Using Shreedhara Acharya's formula we know,
$\beta =\frac{b- \sqrt{b^{2}-4ac}}{2a} \text{or}$
$\beta =\frac{b+ \sqrt{b^{2}-4ac}}{2a}$
So, $\beta +\beta =\frac{2b}{2a}=\frac{b}{a}$
$ \implies \beta =\frac{b}{2a}$
Now, $\beta *\beta =\frac{b-\sqrt{b^{2}-4ac}}{2a}*\frac{b+\sqrt{b^{2}-4ac}}{2a}$
$= \beta *\beta =\frac{b^{2}-(b^{2}-4ac)}{4a^{2}}=\frac{c}{a}$
$\beta ^{2}=\frac{c}{a}$
So, $\beta ^{3}=\beta *\beta ^{2}=\frac{b}{2a}*\frac{c}{a} \implies \beta ^{3}=\frac{bc}{2a^{2}}$
By this we can eliminate option A and B.
Option C is true.
Now option D,
$\beta ^{2}=\frac{c}{a}$ ……...(1)
$\beta ^{2}=\frac{b^{2}}{4a^{2}}$ ………...(2)

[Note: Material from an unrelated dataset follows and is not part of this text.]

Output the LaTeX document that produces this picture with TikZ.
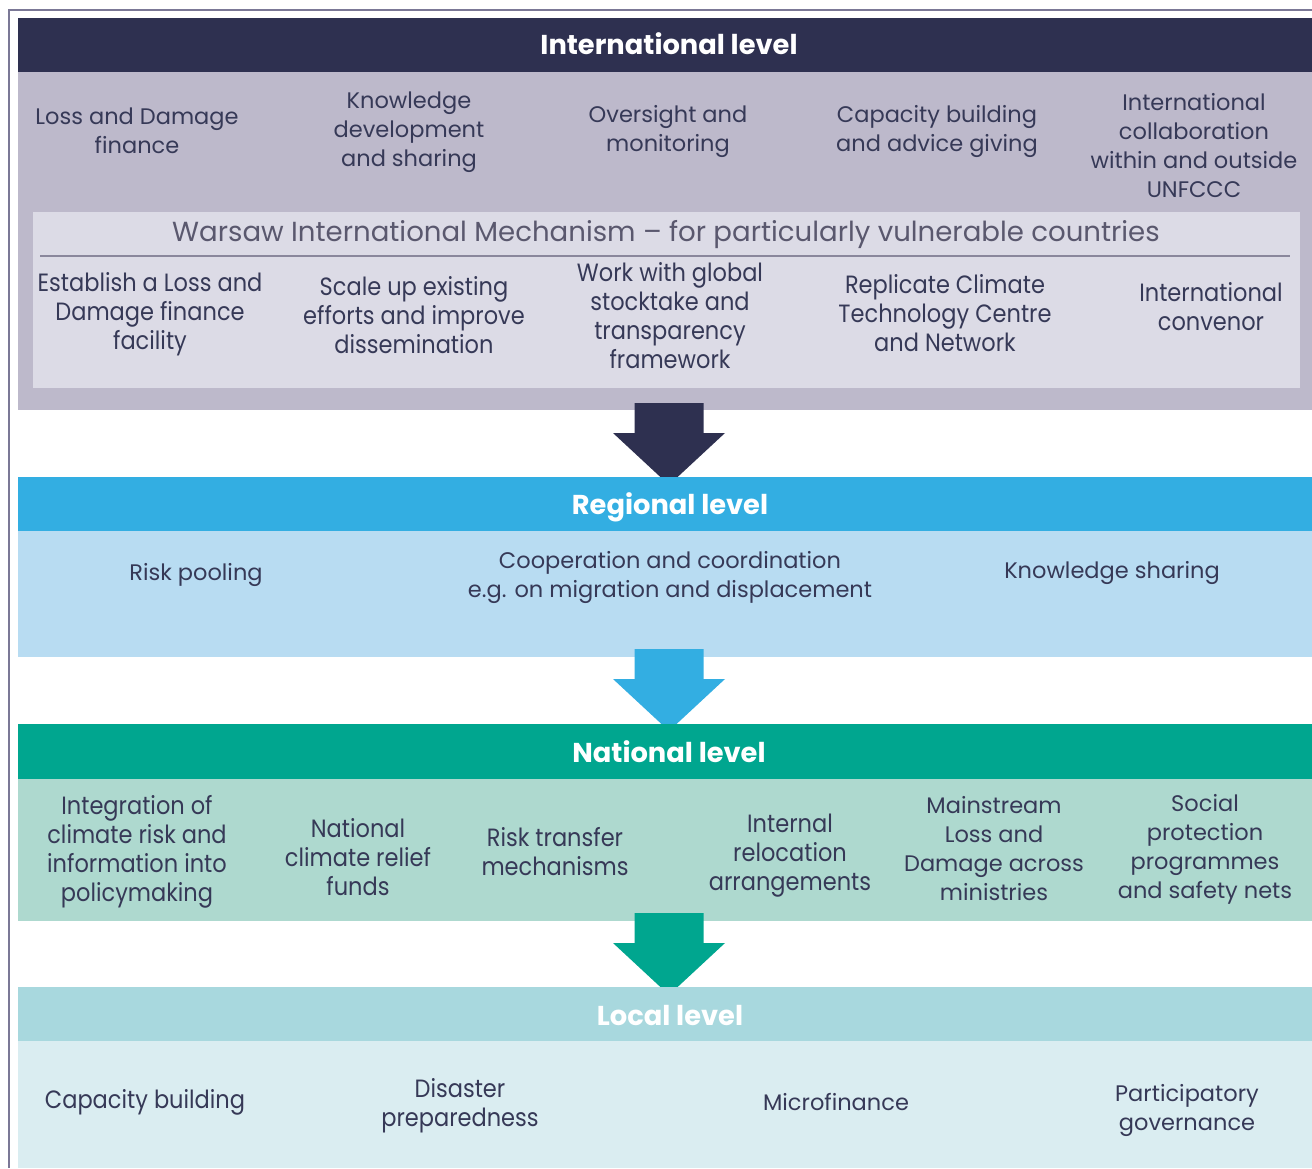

$\frac{c}{a}=\frac{b^{2}}{4a^{2}}$
or, $b^{2}=4ac$
Now we can say the $\beta^{2} \text{ value is either }\frac{b^2}{4a^2} \text{ or } \frac{c}{a}$.
Example:-
$4x^{2}-4x+1=0$ $(\text{here }a=4,b=4, c=1)$
Here roots($\beta$) are $\frac{1}{2},\frac{1}{2}$.
option A: $\frac{b}{a}=\frac{4}{4}=1\neq \beta$
option B: $a*c=4*1=4\neq \beta ^{2}$
option C: $\frac{bc}{2a^{2}}=\frac{4*1}{2*16}=\frac{1}{8}= \beta ^{3}$ (True)
option D: $4*a*c=4*4*1=16\neq \beta ^{2}$ (True for this case)
If we take the example
$\frac{1}{2}x^{2}-x+\frac{1}{2}=0$ $(\text{here }a=\frac{1}{2}, b=1,c=\frac{1}{2})$.
$\beta =1$
$\beta ^{2}=4*\frac{1}{2}*\frac{1}{2}=4ac$
so option D is wrong.
Correct answer is option c.